The UK has a long tradition of recording and latterly of deciding on concepts of national rarity and threat. From Eversham’s 1983 treatise on it, there have been variants and additions, ending up with Nationally Rare, Nationally Scarce, and the well-known list of IUCN Threat categories. The recent progress of Species Status reviews Conservation designations for UK taxa – updates | JNCC - Adviser to Government on Nature Conservation has meant that species with legacy rarity and occasionally threat status values (some 30 to 40 years old), have now been moved onto the modern framework. However, if a family has not been subject to a review, then we are left with a range of aging status categories.
Within Pantheon, this resulted in an increasing cluttered screen output, full of Nb, Na, Notable, and other values which made it difficult to both read, summarise, and process.
We have now undertaken a process of "compactifying" these legacy values into discrete [Scarce] and [Rare] holders, the square bracket signifying a legacy value. Current conservation status values are derived from modern IUCN assessments, and these will grow in number as more families are subject to review. The numbers attached to each show the number of legacy values contained in each holder. The hyperlink allows unpacking of that holder.

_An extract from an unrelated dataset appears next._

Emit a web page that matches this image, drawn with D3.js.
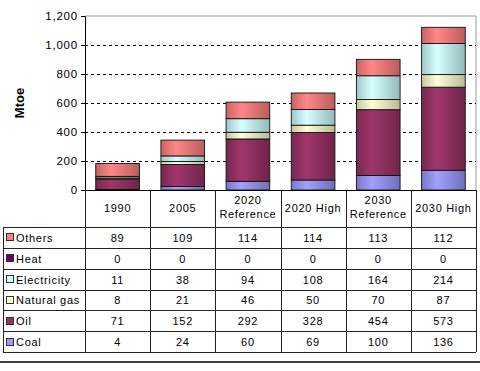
<!DOCTYPE html>
<html>
<head>
<meta charset="utf-8">
<script src="https://cdn.jsdelivr.net/npm/d3@7"></script>
<style>
  body { margin: 0; background: #fff; }
  text { font-family: "Liberation Sans", Arial, sans-serif; }
</style>
</head>
<body>
<div id="chart"></div>
<script>
const width = 480;
const height = 371;

// categories (columns of the data table)
const categories = ["1990", "2005", "2020 Reference", "2020 High", "2030 Reference", "2030 High"];

// series, bottom of stack first
const coal = [4, 24, 60, 69, 100, 136];
const oil = [71, 152, 292, 328, 454, 573];
const naturalGas = [8, 21, 46, 50, 70, 87];
const electricity = [11, 38, 94, 108, 164, 214];
const heat = [0, 0, 0, 0, 0, 0];
const others = [89, 109, 114, 114, 113, 112];

const seriesNames = ["Coal", "Oil", "Natural gas", "Electricity", "Heat", "Others"];
const seriesColors = ["#9999ff", "#993366", "#ffffcc", "#ccffff", "#660066", "#ff8080"];
const yTicks = [0, 200, 400, 600, 800, 1000, 1200];

const seriesValues = [coal, oil, naturalGas, electricity, heat, others];

// table built from the arrays
const rows = categories.map((c, i) => {
  const r = { cat: c };
  seriesNames.forEach((s, j) => r[s] = seriesValues[j][i]);
  return r;
});

const plot = { left: 85, right: 476, top: 16, bottom: 190 };

const svg = d3.select("#chart").append("svg")
  .attr("width", width)
  .attr("height", height);

const defs = svg.append("defs");
seriesColors.forEach((col, i) => {
  const c = d3.color(col);
  const g = defs.append("linearGradient")
    .attr("id", "grad" + i)
    .attr("x1", "0%").attr("x2", "100%")
    .attr("y1", "0%").attr("y2", "0%");
  g.append("stop").attr("offset", "0%").attr("stop-color", c.darker(0.7));
  g.append("stop").attr("offset", "35%").attr("stop-color", c.brighter(0.15));
  g.append("stop").attr("offset", "100%").attr("stop-color", c.darker(0.9));
});

const x = d3.scaleBand()
  .domain(categories)
  .range([plot.left, plot.right])
  .paddingInner(0.33)
  .paddingOuter(0.165);

const col = d3.scaleBand()
  .domain(categories)
  .range([plot.left, plot.right]);

const y = d3.scaleLinear()
  .domain([0, 1200])
  .range([plot.bottom, plot.top]);

// plot frame (top + right, grey)
svg.append("path")
  .attr("d", `M${plot.left},${plot.top}H${plot.right}V${plot.bottom}`)
  .attr("fill", "none")
  .attr("stroke", "#999")
  .attr("stroke-width", 1);

// dashed gridlines
svg.append("g")
  .selectAll("line")
  .data(yTicks.filter(t => t > 0 && t < 1200))
  .join("line")
  .attr("x1", plot.left)
  .attr("x2", plot.right)
  .attr("y1", d => Math.round(y(d)) + 0.5)
  .attr("y2", d => Math.round(y(d)) + 0.5)
  .attr("stroke", "#000")
  .attr("stroke-dasharray", "3,3");

// stacked bars
const stack = d3.stack().keys(seriesNames)(rows);

svg.append("g")
  .selectAll("g")
  .data(stack)
  .join("g")
  .attr("fill", (d, i) => `url(#grad${i})`)
  .selectAll("rect")
  .data(d => d)
  .join("rect")
  .attr("x", d => x(d.data.cat))
  .attr("width", x.bandwidth())
  .attr("y", d => y(d[1]))
  .attr("height", d => y(d[0]) - y(d[1]))
  .attr("stroke", "#111")
  .attr("stroke-width", 0.9);

// y axis
const yAxis = svg.append("g")
  .attr("transform", `translate(${plot.left},0)`)
  .call(d3.axisLeft(y).tickValues(yTicks).tickSize(4).tickFormat(d3.format(",")));
yAxis.select(".domain").attr("stroke", "#000");
yAxis.selectAll(".tick line").attr("stroke", "#000");
yAxis.selectAll("text")
  .attr("x", -7)
  .style("font-size", "11.5px")
  .style("letter-spacing", "0.8px")
  .style("font-family", "Liberation Sans, Arial, sans-serif")
  .attr("fill", "#000");

svg.append("text")
  .attr("transform", `translate(24,${(plot.top + plot.bottom) / 2}) rotate(-90)`)
  .attr("text-anchor", "middle")
  .style("font-size", "13px")
  .style("font-weight", "bold")
  .text("Mtoe");

// data table
const headTop = plot.bottom;
const headBottom = 227;
const tableBottom = 352;
const labelLeft = 3;
const rowH = (tableBottom - headBottom) / seriesNames.length;
const tableRows = seriesNames.slice().reverse(); // Others first

const table = svg.append("g").style("letter-spacing", "0.7px");
const lineColor = "#222";

// horizontal lines
table.append("line")
  .attr("x1", plot.left).attr("x2", plot.right)
  .attr("y1", headTop + 0.5).attr("y2", headTop + 0.5)
  .attr("stroke", "#000");
d3.range(tableRows.length + 1).forEach(i => {
  const yy = Math.round(headBottom + i * rowH) + 0.5;
  table.append("line")
    .attr("x1", labelLeft).attr("x2", plot.right)
    .attr("y1", yy).attr("y2", yy)
    .attr("stroke", lineColor);
});

// vertical lines
categories.forEach(c => {
  table.append("line")
    .attr("x1", Math.round(col(c)) + 0.5).attr("x2", Math.round(col(c)) + 0.5)
    .attr("y1", headTop).attr("y2", tableBottom)
    .attr("stroke", lineColor);
});
table.append("line")
  .attr("x1", plot.right + 0.5).attr("x2", plot.right + 0.5)
  .attr("y1", headTop).attr("y2", tableBottom)
  .attr("stroke", lineColor);
table.append("line")
  .attr("x1", labelLeft + 0.5).attr("x2", labelLeft + 0.5)
  .attr("y1", headBottom).attr("y2", tableBottom)
  .attr("stroke", lineColor);

// header labels
categories.forEach(c => {
  const parts = c.split(" ");
  const cx = col(c) + col.bandwidth() / 2;
  const t = table.append("text")
    .attr("text-anchor", "middle")
    .style("font-size", "11px");
  if (parts.length > 1 && parts[1] === "Reference") {
    t.append("tspan").attr("x", cx).attr("y", 204).text(parts[0]);
    t.append("tspan").attr("x", cx).attr("y", 218).text(parts[1]);
  } else {
    t.attr("x", cx).attr("y", 212).text(c);
  }
});

// row labels, swatches and values
tableRows.forEach((s, i) => {
  const si = seriesNames.indexOf(s);
  const cy = headBottom + i * rowH + rowH / 2;
  table.append("rect")
    .attr("x", 6.5).attr("y", Math.round(cy - 4) + 0.5)
    .attr("width", 7).attr("height", 7)
    .attr("fill", seriesColors[si])
    .attr("stroke", "#333")
    .attr("stroke-width", 1);
  table.append("text")
    .attr("x", 16)
    .attr("y", cy + 4.5)
    .style("font-size", "11px")
    .text(s);
  rows.forEach(r => {
    table.append("text")
      .attr("x", col(r.cat) + col.bandwidth() / 2)
      .attr("y", cy + 4.5)
      .attr("text-anchor", "middle")
      .style("font-size", "11px")
      .text(r[s]);
  });
});

// separator line below the chart
svg.append("line")
  .attr("x1", 0).attr("x2", width)
  .attr("y1", 362).attr("y2", 362)
  .attr("stroke", "#000")
  .attr("stroke-width", 1.5);
</script>
</body>
</html>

We have also moved them onto their own line in the output for ease of reading. The same holds for threat categorisation. It is a bit of a moot point about whether you regard the legacy RDB2 Endangered status as a legacy rarity or threat, since some of these older values were almost hybrid entities and far from modern IUCN assessments.
In terms of audit, all original values persist and can be seen in the Data / Species Index screen. This revision only affects the output view.